Quote the listing below in full and exactly as written, but omit every picture.

**** RECORDED INFORMATION ****

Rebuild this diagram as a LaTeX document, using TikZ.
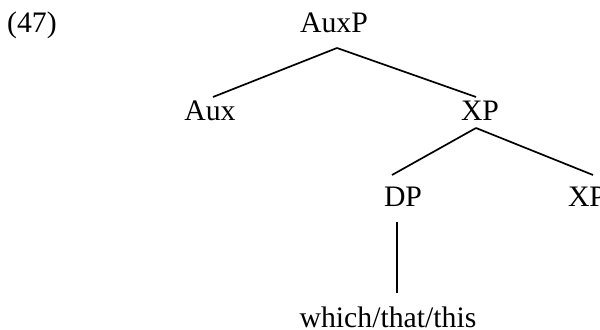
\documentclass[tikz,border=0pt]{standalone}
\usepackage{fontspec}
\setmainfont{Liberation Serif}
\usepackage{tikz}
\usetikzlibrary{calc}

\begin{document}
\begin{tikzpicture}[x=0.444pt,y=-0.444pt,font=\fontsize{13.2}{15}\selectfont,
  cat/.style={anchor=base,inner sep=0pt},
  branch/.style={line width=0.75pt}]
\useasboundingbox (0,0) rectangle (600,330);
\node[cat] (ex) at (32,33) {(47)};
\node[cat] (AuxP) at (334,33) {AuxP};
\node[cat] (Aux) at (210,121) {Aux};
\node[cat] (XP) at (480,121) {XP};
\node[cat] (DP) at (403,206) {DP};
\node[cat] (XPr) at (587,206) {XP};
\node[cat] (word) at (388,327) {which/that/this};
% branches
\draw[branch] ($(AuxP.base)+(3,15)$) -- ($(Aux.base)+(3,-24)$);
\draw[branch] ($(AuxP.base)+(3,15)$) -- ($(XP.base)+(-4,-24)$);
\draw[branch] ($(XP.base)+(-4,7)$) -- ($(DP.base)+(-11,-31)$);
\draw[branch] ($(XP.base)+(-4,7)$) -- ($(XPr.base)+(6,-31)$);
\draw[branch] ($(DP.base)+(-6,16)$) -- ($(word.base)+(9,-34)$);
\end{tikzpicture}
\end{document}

****

TASK RESULT
Rebuild this diagram as a LaTeX document, using TikZ.
\documentclass[tikz,border=0pt]{standalone}
\usepackage{fontspec}
\setmainfont{Liberation Serif}
\usepackage{tikz}
\usetikzlibrary{calc}

\begin{document}
\begin{tikzpicture}[x=0.444pt,y=-0.444pt,font=\fontsize{13.2}{15}\selectfont,
  cat/.style={anchor=base,inner sep=0pt},
  branch/.style={line width=0.75pt}]
\useasboundingbox (0,0) rectangle (600,330);
\node[cat] (ex) at (32,33) {(47)};
\node[cat] (AuxP) at (334,33) {AuxP};
\node[cat] (Aux) at (210,121) {Aux};
\node[cat] (XP) at (480,121) {XP};
\node[cat] (DP) at (403,206) {DP};
\node[cat] (XPr) at (587,206) {XP};
\node[cat] (word) at (388,327) {which/that/this};
% branches
\draw[branch] ($(AuxP.base)+(3,15)$) -- ($(Aux.base)+(3,-24)$);
\draw[branch] ($(AuxP.base)+(3,15)$) -- ($(XP.base)+(-4,-24)$);
\draw[branch] ($(XP.base)+(-4,7)$) -- ($(DP.base)+(-11,-31)$);
\draw[branch] ($(XP.base)+(-4,7)$) -- ($(XPr.base)+(6,-31)$);
\draw[branch] ($(DP.base)+(-6,16)$) -- ($(word.base)+(9,-34)$);
\end{tikzpicture}
\end{document}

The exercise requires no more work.